In June 2025, the Financial Conduct Authority’s (FCA) Quarterly Consultation Paper 25/16 (CP), acknowledged it was time to review the requirements and level the playing field between Consumer Duty and Assessment of Value (AoV) rules, under the Collective Investment Schemes sourcebook (COLL).
Following the Asset Management Market Study, AoV was introduced in 2019 to increase competition and enhance transparent pricing between asset managers and investors.
Consumer Duty (initially open-end products in July 2023 and closed-end in July 2024), was introduced to provide a principles-based framework for the evaluation of delivery of good outcomes to retail customers across asset management, banking, and insurance services.
While both regulations address value for money, AoV assessment rules exceed the FCA’s Consumer Duty, creating duplication and an uneven playing field for UK Authorised Fund Managers (AFMs) distributing UK funds.
As Consumer Duty nears its second anniversary, asset managers’ grievances have grown. The three main pain points remain: how can we streamline overlap, how can we align rules for AFMs, and how can we deliver proportionate and consistent reporting?
The consultation paper proposed to reduce and simply these detailed reporting requirements with a general requirement, where AFMs would include an annual report summary of the AoV in their annual financial reports. This would provide greater flexibility to AFMs over what they publish, share, and how they comply.
Regulation effectiveness
With more than five years of AoV, we can now measure its impact and efficacy on UK funds’ fees by comparing the periods immediately before and after the September 2019 launch of the Assessment of Value framework.
In a Broadridge Global Pricing Intelligence fee study, we observed that UK-domiciled funds saw average fees fall 68%* more than their closest competitors’ fee fall between 2019 and 2023, compared to a 40%* fall for the previous five years to 2018. The rate of UK fee compression post-2019 significantly exceeded its closest competitor markets in Luxembourg, Ireland, and the US.
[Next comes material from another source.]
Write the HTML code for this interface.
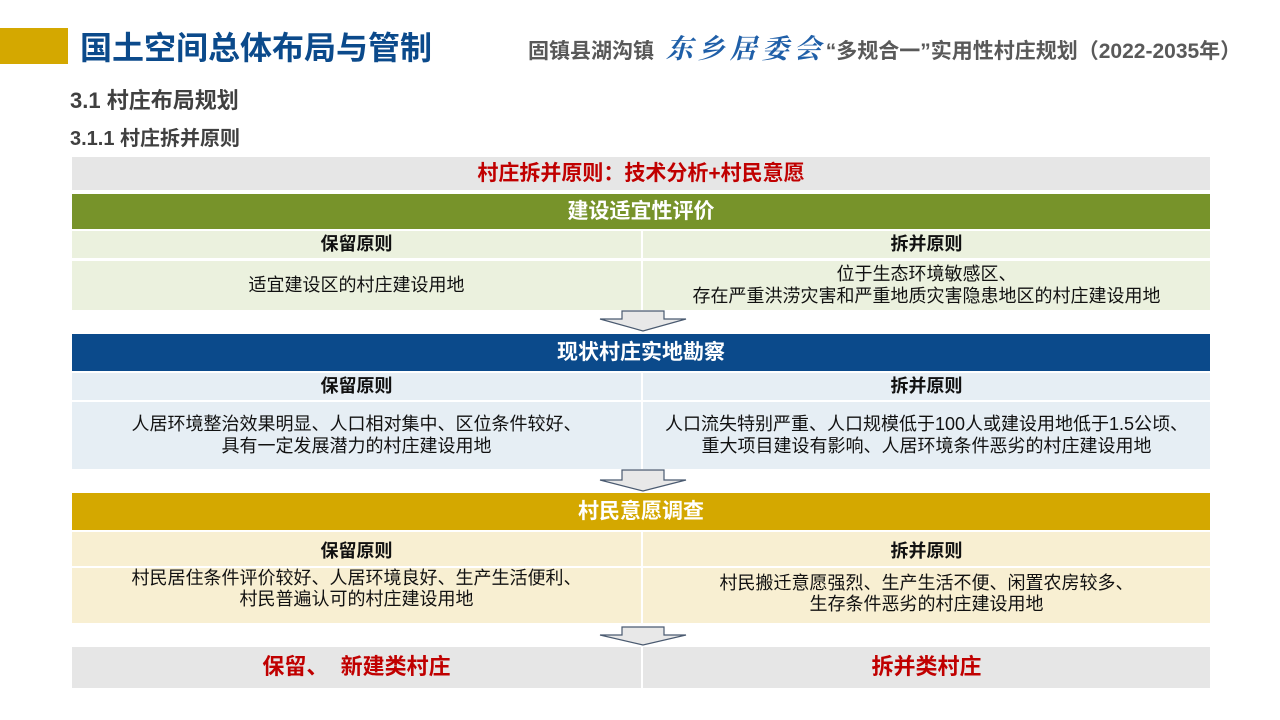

While economic and market forces played a role, AoV’s requirements for transparent fund fees and value benchmarking have clearly demonstrated the impact enhanced regulatory measures in the UK have had on fee compression relative to other regions.
Rationalising the Value-Duty gap
Considering AoV regulation is here to stay, it’s worth analysing the key challenges faced by asset managers when implementing both Consumer Duty and AoV.
- Alignment: To avoid duplicate assessments, asset managers need to map and align regulation overlap between AoV’s seven value criteria and Consumer Duty’s outcomes.
- Assessment periods: To improve comparability of management information, asset managers are required to harmonise Consumer Duty’s product lifecycle and AoV’s historical assessment periods.
- Stakeholders: Consumer Duty care extends across all market participants, while AoV rules only apply to AFMs, so maintaining equivalent standards of care and drive collective accountability across the distribution chain is a challenging process.
- Publishing: Replacing the annual AoV statement with the new AoV summary as proposed in the Consultation Paper, asset managers will be required to determine what constitutes “sufficient reporting”, increasing governance burdens on fund boards.
- Board independence: AoV requires two independent directors or 25% of an independent board, while Consumer Duty has no thresholds. Harmonising board governance standards would ensure consistent oversight and value delivery.
- Offshore asset managers: UK-distributed funds should uphold the same duty of care, regardless of domicile. Under the Overseas Fund Regime’s equivalent protection principles, offshore managers are exempt from AoV and often delegate Consumer Duty compliance to UK distributors.
Complexity to clarity
In the FCA’s Consultation Paper 25/16, the FCA proposes to simplify COLL’s AoV reporting by replacing the annual AoV statement with an AoV summary disclosure in annual reports.
Amid industry headwinds, market volatility, and compliance pressures, these reforms offer welcome relief. Yet as COLL and Consumer Duty still demand clear duty of care and value for money services, the FCA should use this consultation to tackle broader challenges-clarifying requirements, aligning governance, and levelling the onshore-offshore playing field.
Rationalising non-value-added requirements through best practice implementation guidelines will bring collective accountability and serve as a much needed tonic to boost the UK domiciled fund management industry, which reached $2.4trn* (£1.7trn) in AUM in June 2025 for mutual and hedge funds ($2.8trn (£2.1trn) including investment trust, pension and insurance funds), underpinning the UK’s global leadership and aspirations for future growth.